UD engineering profs to teach in Nigeria this summer
Profs. Douglas Buttrey (left) and Babatunde Ogunnaike
3:15 p.m., May 30, 2008--Two University of Delaware professors will teach courses at the African University of Science and Technology (AUST) in Abuja, Nigeria, this summer.

Douglas Buttrey, professor of chemical engineering, will teach a course in engineering thermodynamics, and Babatunde Ogunnaike, the William L. Friend Professor of Chemical Engineering, will teach a course on probability and statistics for engineers to beginning graduate students.

The courses are designed to prepare the students for subsequent concentration in petrochemical engineering, materials engineering or environmental engineering sub-disciplines. The courses will each involve three hours of lecture each day, five days a week, for three weeks.

“It is very important that we in the developed world do what we can to help to seed development in sub-Saharan Africa,” Buttrey said. “Access to high-quality education is a critical component of this, and evidence of this can easily be seen by comparison with development in India over the past half-century, where the foundation of the Indian Institutes of Technology, starting with IIT-Bombay in 1958, helped to plant seeds for development there. The AUST is modeled after the successful IIT system, but differs in important ways, such as encouraging involvement of faculty from well-recognized programs around the world.”

Buttrey earned a bachelor's degree in biology at Wayne State University in 1976. He received a master's degree in biochemistry and a doctorate in chemistry at Purdue University in 1978 and 1984, respectively.
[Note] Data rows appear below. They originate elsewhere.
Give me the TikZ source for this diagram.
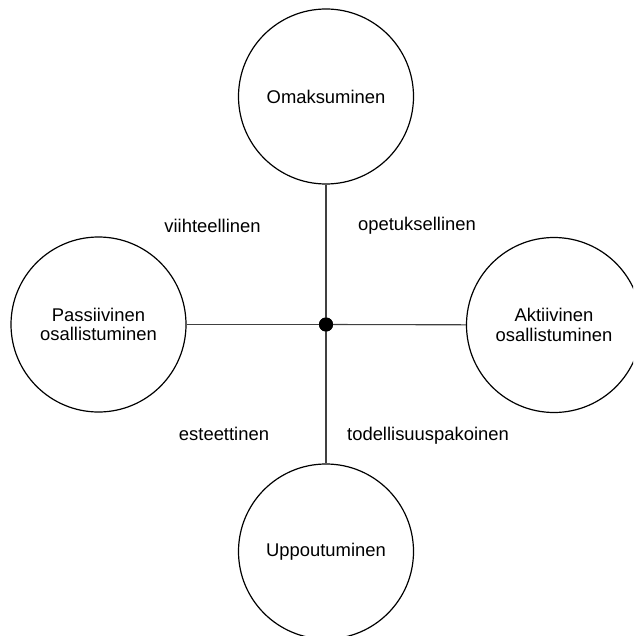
\documentclass[tikz,border=0pt]{standalone}
\usepackage{fontspec}
\setmainfont{Liberation Sans}
\begin{document}
\begin{tikzpicture}[x=1pt,y=-1pt,
  bigcircle/.style={circle,draw=black,line width=1.2pt,minimum size=175pt,inner sep=0pt,align=center,font=\fontsize{18.4}{19.5}\selectfont},
  hub/.style={circle,fill=black,minimum size=14pt,inner sep=0pt},
  spoke/.style={draw=black!75,line width=1.1pt},
  lbl/.style={anchor=base,inner sep=0pt,font=\fontsize{18.4}{22}\selectfont}]
\useasboundingbox (0,0) rectangle (633,636);
\clip (0,0) rectangle (633,636);
\node[bigcircle] (top) at (326,96.5) {Omaksuminen};
\node[bigcircle] (left) at (98.5,324.5) {Passiivinen\\osallistuminen};
\node[bigcircle] (right) at (554,325) {Aktiivinen\\osallistuminen};
\node[bigcircle] (bottom) at (326,551.5) {Uppoutuminen};
\node[hub] (c) at (326,324.5) {};
\draw[spoke] (top) -- (c.center);
\draw[spoke] (left) -- (c.center);
\draw[spoke] (right) -- (c.center);
\draw[spoke] (bottom) -- (c.center);
\node[hub] (c2) at (c) {};
\node[lbl] (l1) at (212.5,232.7) {viihteellinen};
\node[lbl] (l2) at (417,230.7) {opetuksellinen};
\node[lbl] (l3) at (224,440.7) {esteettinen};
\node[lbl] (l4) at (428,440.7) {todellisuuspakoinen};
\end{tikzpicture}
\end{document}
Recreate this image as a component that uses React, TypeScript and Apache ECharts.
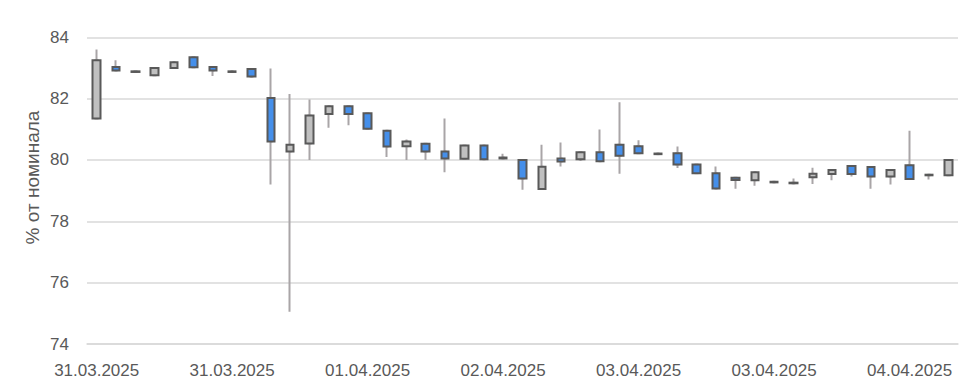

He joined UD in 1987 and served as a visiting scientist in the physics department of the Brookhaven National Laboratory from 1997-98, and as a visiting professor at the NanoCenter in the physics department of the University of South Carolina in Columbia, S.C., in fall 2007. This past winter, Buttrey was a visiting professor at the Catalysis Research Center of Hokkaido University in Sapporo, Japan.

Ogunnaike said the teaching opportunity is a small way in which UD can begin to fashion a conduit for exchanging people, programs, resources and research activities between the departments of chemical engineering at UD and the AUSTs.

Ogunnaike earned a bachelor's degree in chemical engineering from the University of Lagos in Nigeria in 1976, a master's degree in statistics and doctorate in chemical engineering from the University of Wisconsin, Madison, in 1981. He went back to the University of Lagos in 1982 as an assistant professor and was on the faculty until 1988, when he returned to the U.S. He joined UD in the fall of 2002 after 13 years at the DuPont Central Research and Development organization.

“Perhaps this may lead to connections with other departments and centers at UD and elsewhere in future,” Ogunnaike said. “UD has been involved in African concerns previously, such as with the successful Engineers without Borders program organized by Steve Dentel. This is the first time for UD to be involved with the AUST, since it is a new university. We hope to continue involvement with teaching at the AUST in Abuja, and perhaps at additional AUST sites as they are established--at least four are planned--and to expand this involvement to couple research programs and examine ways of exchanging students.”

AUST Abuja was established by the Nelson Mandela Institution (NMI) in 2007 as the first of a Pan-African network of institutes of science and technology and centers of excellence located across the continent. AUST Abuja, a National Universities Commission (NUC) accredited university, aims to become a world-class research oriented institution whose final objectives are to train and develop the next generation of African scientists and engineers and impact profoundly the continent's development through science and technology applications.

AUST is an independent, not for profit university with a transparent governance system whose parent, NMI, is a private charity incorporated in the U.S.